• What is needed: Set down each line from the one containing "What React, TypeScript" to the one containing "import * as d3 from 'd3';", inclusive, exactly as written and with nothing further.

• Data listing:
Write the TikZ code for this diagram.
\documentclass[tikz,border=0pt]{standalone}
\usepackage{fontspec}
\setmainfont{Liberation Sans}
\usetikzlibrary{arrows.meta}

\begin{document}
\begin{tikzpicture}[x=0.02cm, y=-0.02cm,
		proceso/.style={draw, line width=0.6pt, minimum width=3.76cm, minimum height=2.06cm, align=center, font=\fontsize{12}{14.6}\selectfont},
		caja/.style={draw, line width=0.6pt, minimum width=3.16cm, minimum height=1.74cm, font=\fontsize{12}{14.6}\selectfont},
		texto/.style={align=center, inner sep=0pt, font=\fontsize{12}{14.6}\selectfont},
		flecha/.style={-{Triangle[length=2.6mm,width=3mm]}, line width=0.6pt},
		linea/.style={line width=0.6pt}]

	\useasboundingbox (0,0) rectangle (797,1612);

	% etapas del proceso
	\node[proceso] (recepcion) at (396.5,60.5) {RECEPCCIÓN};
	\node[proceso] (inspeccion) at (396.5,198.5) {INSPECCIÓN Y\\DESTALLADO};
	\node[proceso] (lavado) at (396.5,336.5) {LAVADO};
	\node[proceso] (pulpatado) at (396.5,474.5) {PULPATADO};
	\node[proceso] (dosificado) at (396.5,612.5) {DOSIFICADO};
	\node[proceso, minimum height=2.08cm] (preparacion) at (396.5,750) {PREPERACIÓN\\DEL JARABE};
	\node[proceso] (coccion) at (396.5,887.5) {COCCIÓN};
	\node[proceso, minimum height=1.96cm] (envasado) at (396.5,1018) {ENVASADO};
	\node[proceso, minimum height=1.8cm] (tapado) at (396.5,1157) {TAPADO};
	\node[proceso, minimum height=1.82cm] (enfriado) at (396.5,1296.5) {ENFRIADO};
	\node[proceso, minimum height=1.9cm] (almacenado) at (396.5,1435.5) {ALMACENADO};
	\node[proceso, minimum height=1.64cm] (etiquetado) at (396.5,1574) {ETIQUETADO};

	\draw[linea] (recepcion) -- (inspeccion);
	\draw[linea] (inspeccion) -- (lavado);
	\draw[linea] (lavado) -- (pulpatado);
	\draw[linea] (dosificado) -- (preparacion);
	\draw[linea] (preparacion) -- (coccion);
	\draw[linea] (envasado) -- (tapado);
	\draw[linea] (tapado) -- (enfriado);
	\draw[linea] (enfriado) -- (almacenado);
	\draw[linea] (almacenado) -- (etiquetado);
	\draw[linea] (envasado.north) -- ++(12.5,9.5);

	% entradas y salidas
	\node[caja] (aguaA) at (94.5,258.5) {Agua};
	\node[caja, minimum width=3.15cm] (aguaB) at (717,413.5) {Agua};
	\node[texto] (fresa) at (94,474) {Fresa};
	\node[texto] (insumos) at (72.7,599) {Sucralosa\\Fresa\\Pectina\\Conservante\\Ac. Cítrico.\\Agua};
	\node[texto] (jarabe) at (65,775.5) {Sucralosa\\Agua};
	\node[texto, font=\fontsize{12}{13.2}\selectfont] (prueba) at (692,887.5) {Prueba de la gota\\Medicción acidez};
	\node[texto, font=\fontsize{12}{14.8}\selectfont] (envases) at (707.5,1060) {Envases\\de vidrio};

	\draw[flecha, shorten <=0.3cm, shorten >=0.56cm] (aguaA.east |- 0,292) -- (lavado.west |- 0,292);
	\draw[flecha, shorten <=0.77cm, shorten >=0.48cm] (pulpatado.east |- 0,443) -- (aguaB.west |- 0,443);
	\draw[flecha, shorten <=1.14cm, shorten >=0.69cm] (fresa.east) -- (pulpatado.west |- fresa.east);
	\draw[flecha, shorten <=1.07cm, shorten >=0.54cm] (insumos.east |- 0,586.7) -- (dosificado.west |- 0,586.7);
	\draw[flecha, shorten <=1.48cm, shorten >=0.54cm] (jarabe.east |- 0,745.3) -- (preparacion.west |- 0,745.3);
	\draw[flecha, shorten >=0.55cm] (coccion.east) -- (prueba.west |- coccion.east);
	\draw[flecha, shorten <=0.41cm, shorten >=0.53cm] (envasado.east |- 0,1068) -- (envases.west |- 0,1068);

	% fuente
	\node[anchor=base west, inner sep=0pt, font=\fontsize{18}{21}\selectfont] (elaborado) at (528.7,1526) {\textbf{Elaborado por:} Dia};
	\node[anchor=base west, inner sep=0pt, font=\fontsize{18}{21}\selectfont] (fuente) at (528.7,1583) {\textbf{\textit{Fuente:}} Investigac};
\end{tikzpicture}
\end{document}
* * *
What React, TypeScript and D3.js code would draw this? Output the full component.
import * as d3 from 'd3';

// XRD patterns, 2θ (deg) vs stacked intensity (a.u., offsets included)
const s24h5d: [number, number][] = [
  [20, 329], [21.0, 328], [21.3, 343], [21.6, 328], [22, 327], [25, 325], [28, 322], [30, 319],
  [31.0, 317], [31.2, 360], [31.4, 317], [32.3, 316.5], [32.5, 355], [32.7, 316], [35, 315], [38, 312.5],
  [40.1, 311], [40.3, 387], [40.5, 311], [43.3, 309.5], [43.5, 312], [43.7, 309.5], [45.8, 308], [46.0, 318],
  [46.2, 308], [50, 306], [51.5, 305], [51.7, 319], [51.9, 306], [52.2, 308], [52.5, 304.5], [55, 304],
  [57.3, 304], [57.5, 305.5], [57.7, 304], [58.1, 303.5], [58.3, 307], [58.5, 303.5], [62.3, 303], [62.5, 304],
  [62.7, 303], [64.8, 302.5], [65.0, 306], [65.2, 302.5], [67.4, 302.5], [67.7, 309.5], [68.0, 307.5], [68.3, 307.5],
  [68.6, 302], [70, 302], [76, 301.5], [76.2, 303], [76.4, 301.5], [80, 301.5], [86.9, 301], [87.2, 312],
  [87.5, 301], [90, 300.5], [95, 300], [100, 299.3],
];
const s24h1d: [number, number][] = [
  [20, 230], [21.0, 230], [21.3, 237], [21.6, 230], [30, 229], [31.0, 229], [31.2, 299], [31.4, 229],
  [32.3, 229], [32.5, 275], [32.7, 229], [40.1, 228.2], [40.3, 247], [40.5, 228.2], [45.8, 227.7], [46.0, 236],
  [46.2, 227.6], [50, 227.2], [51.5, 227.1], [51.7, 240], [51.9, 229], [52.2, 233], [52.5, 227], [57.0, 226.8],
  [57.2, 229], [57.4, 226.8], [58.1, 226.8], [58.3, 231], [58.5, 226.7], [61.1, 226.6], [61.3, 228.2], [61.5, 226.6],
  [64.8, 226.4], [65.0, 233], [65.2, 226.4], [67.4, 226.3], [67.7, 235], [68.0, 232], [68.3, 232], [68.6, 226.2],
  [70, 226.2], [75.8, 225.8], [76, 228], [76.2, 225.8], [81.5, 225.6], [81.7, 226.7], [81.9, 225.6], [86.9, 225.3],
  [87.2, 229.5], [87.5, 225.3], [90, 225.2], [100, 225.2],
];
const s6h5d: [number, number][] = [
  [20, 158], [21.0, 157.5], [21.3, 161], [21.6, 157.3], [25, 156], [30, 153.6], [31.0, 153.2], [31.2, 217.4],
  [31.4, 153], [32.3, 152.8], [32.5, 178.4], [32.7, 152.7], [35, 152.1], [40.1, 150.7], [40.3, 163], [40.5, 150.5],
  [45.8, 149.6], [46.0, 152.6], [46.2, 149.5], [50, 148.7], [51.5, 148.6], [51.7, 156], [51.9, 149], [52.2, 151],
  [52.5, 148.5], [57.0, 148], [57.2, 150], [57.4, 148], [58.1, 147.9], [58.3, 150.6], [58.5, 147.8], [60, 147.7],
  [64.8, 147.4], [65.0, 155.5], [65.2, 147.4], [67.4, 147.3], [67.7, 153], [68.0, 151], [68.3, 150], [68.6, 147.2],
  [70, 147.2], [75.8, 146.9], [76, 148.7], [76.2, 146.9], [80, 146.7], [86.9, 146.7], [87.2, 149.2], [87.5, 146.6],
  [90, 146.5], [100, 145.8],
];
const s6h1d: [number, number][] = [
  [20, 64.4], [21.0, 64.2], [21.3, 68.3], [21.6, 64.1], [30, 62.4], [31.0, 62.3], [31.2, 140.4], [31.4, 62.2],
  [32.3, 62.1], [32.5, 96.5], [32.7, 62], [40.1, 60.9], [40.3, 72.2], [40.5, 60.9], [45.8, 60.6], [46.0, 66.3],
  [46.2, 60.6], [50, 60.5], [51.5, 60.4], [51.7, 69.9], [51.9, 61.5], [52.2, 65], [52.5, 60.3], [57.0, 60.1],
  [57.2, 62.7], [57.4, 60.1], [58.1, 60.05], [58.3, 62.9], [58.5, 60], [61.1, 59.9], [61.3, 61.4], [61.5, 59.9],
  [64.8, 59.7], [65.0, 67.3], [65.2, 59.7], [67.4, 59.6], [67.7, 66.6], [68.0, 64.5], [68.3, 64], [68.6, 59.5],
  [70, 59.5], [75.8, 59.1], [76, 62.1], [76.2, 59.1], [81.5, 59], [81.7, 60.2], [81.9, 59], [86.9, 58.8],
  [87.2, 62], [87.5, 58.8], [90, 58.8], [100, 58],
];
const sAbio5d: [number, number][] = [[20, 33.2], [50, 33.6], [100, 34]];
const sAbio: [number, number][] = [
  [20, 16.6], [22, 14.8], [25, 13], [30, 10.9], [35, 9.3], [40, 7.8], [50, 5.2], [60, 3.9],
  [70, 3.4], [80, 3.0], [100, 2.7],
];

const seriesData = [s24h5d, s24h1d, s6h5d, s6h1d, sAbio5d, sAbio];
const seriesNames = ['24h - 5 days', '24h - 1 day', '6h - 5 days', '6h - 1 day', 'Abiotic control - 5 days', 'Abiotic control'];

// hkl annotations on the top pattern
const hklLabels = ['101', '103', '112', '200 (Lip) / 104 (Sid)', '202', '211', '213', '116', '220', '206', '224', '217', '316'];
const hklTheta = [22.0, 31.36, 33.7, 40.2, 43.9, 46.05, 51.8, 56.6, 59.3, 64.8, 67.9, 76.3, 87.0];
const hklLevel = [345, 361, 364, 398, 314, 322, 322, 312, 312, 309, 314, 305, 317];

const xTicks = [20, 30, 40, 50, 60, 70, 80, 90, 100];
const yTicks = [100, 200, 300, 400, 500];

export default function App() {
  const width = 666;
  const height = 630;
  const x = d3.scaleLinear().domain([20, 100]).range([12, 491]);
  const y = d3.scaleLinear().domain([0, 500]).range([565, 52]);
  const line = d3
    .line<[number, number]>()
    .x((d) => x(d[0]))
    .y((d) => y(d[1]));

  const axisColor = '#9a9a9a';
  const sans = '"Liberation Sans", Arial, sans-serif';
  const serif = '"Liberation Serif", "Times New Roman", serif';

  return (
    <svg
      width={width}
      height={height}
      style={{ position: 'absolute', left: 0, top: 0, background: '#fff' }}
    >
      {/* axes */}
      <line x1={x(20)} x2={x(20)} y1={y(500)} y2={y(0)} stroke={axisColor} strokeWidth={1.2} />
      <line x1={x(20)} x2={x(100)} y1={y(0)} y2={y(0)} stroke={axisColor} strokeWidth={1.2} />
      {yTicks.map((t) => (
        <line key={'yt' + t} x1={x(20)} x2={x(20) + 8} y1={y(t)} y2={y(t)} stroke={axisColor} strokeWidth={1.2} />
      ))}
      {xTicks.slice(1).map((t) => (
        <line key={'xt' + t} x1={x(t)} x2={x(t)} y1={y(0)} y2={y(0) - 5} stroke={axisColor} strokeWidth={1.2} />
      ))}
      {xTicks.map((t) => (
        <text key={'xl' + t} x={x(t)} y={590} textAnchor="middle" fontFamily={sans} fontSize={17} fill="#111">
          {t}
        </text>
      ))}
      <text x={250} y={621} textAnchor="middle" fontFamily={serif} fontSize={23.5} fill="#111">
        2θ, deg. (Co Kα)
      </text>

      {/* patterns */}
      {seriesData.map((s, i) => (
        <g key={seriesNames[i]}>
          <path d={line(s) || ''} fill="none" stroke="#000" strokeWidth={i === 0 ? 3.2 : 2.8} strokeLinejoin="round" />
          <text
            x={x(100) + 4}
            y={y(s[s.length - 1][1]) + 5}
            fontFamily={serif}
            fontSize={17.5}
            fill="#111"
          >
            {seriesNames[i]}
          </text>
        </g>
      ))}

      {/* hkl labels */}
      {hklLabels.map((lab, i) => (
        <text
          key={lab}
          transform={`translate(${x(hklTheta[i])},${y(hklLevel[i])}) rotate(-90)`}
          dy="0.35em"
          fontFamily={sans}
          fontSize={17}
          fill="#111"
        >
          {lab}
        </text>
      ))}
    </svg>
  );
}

• Full output:
What React, TypeScript and D3.js code would draw this? Output the full component.
import * as d3 from 'd3';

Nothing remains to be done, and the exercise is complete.